Coke ships slow as Long Beach halts night shift

  • : Coal, Petroleum coke
  • 15/01/16

Coal and petroleum coke shipments from Long Beach, California, are being affected by a new wrinkle in a contract dispute between west coast shipping companies and the longshore workers union.

The Pacific Maritime Association, which represents companies that operate terminals on the west coast, earlier this week instructed terminals to stop night-time vessel loading and unloading at Long Beach and Los Angeles ports.

The order applies to bulk operations and container shipping, and market participants said that both the Metro Ports terminal and Koch Carbon subsidiary KCBX have eliminated night shifts at Long Beach. Metro had continued loading vessels at night for the first two nights, but said yesterday that it will not work night shifts until further notice.

This will slow petroleum coke and coal exports headed to Asia-Pacific and increase demurrage for shippers.

Long Beach is one of the largest petroleum coke export ports in the US, shipping 4.26mn t of green coke and about 340,400t of calcined coke in the first 11 months of last year, according to the latest US Census Bureau data. It also shipped 1.44mn t of coal over the period.

The Pacific Maritime Association says the order is designed to avoid piling up of containers at the ports, which it claims have built up because the International Longshore and Warehouse Union is withholding qualified yard crane drivers needed to load containers onto trucks for distribution.

"With many terminal yards already at more than 90pc of capacity, there is limited room for additional cargo to be offloaded," the association said. Limiting offloading operations will "enable terminals to focus night operations on clearing existing congestion in the yards." It will also allow the terminals to deploy more crane operators to removing containers rather than bringing more in, it added.

The union counters that by making the order also apply to bulk cargoes, the association is proving that the move is no more than "a cynical tactic to generate anxiety among workers … and create the appearance of a crisis in order to score points with politicians in Washington." Making the cutbacks apply to bulk operations is "illogical," the union said, since the congestion problem is with containers, in particular with a lack of required equipment.
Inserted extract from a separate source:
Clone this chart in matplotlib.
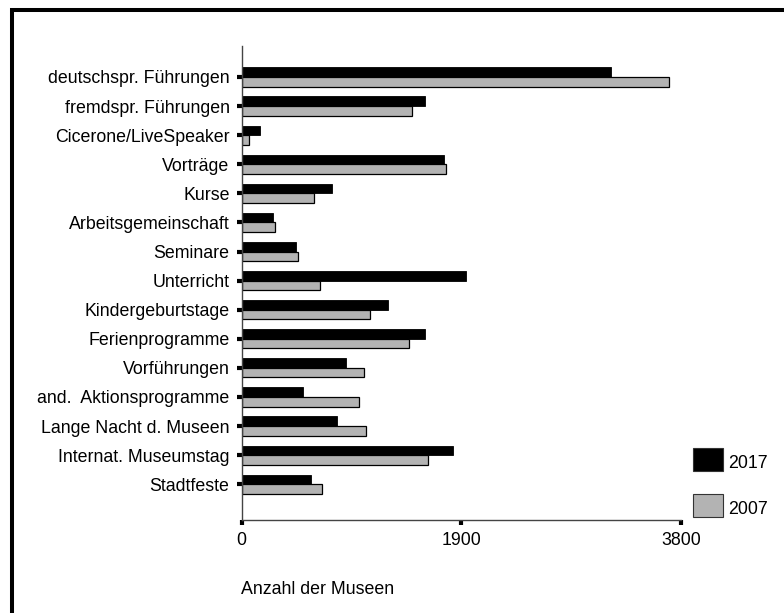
import numpy as np
import matplotlib
matplotlib.use('Agg')
import matplotlib.pyplot as plt
from matplotlib.patches import Rectangle
from matplotlib.lines import Line2D

plt.rcParams['font.family'] = ['Liberation Sans', 'DejaVu Sans']

# Data
categories = ['deutschspr. Führungen', 'fremdspr. Führungen', 'Cicerone/LiveSpeaker',
              'Vorträge', 'Kurse', 'Arbeitsgemeinschaft', 'Seminare', 'Unterricht',
              'Kindergeburtstage', 'Ferienprogramme', 'Vorführungen',
              'and.  Aktionsprogramme', 'Lange Nacht d. Museen', 'Internat. Museumstag',
              'Stadtfeste']
values_2017 = [3195, 1588, 156, 1752, 781, 269, 474, 1937, 1267, 1588, 905, 532, 827, 1825, 601]
values_2007 = [3693, 1475, 66, 1767, 625, 292, 489, 682, 1113, 1446, 1059, 1015, 1073, 1614, 697]
x_ticks = [0, 1900, 3800]

W, H = 784, 613
fs = 12.8
fig = plt.figure(figsize=(W / 100, H / 100), dpi=100)

def fx(px):
    return px / W

def fy(py):
    return 1 - py / H

ax = fig.add_axes([fx(241.5), fy(520), fx(681) - fx(241.5), fy(46) - fy(520)])

y = np.arange(len(categories))
bh = 0.33
ax.barh(y - bh / 2, values_2017, height=bh, color='black', edgecolor='black', linewidth=0.6)
ax.barh(y + bh / 2, values_2007, height=bh, color='#b3b3b3', edgecolor='black', linewidth=0.9)

ax.set_xlim(0, 3800)
ax.set_ylim(15.23, -1.065)
ax.set_yticks(y)
ax.set_yticklabels(categories, fontsize=fs)
ax.set_xticks(x_ticks)
ax.set_xticklabels([str(t) for t in x_ticks], fontsize=fs)
ax.tick_params(axis='both', direction='out', length=3.6, width=3, color='black', pad=5)

for s in ['top', 'right']:
    ax.spines[s].set_visible(False)
for s in ['left', 'bottom']:
    ax.spines[s].set_color('#444444')
    ax.spines[s].set_linewidth(1)

# legend drawn as boxes next to the axis
fig.patches.append(Rectangle((fx(693), fy(471)), fx(723) - fx(693), fy(448) - fy(471),
                             transform=fig.transFigure, facecolor='black', edgecolor='#333333', lw=0.8))
fig.patches.append(Rectangle((fx(693), fy(517)), fx(723) - fx(693), fy(494) - fy(517),
                             transform=fig.transFigure, facecolor='#b3b3b3', edgecolor='#333333', lw=0.8))
fig.text(fx(728), fy(463), '2017', fontsize=fs, va='center', ha='left')
fig.text(fx(728), fy(509), '2007', fontsize=fs, va='center', ha='left')

fig.text(fx(241), fy(590), 'Anzahl der Museen', fontsize=fs, va='center', ha='left')

# frame around the chart (left and top edge)
fig.add_artist(Line2D([fx(12), fx(12), fx(790)], [fy(620), fy(10), fy(10)],
                      transform=fig.transFigure, color='black', lw=2.9, solid_joinstyle='miter'))

fig.savefig('out.png', dpi=100)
Until now, only container shipping had been experiencing backlogs as a result of the labour dispute, but market participants say this new turn of events will affect coal and coke shipments from Long Beach. More than 10 green and calcined coke cargoes were scheduled to load in the coming weeks, and there is no telling how long it may take for the order to be lifted, potentially slowing or delaying a large number of cargoes.

The two sides have been at odds for eight months as they work to negotiate a new contract to cover workers at west coast ports. A federal mediator joined talks last week, but the parties appear no closer to a resolution.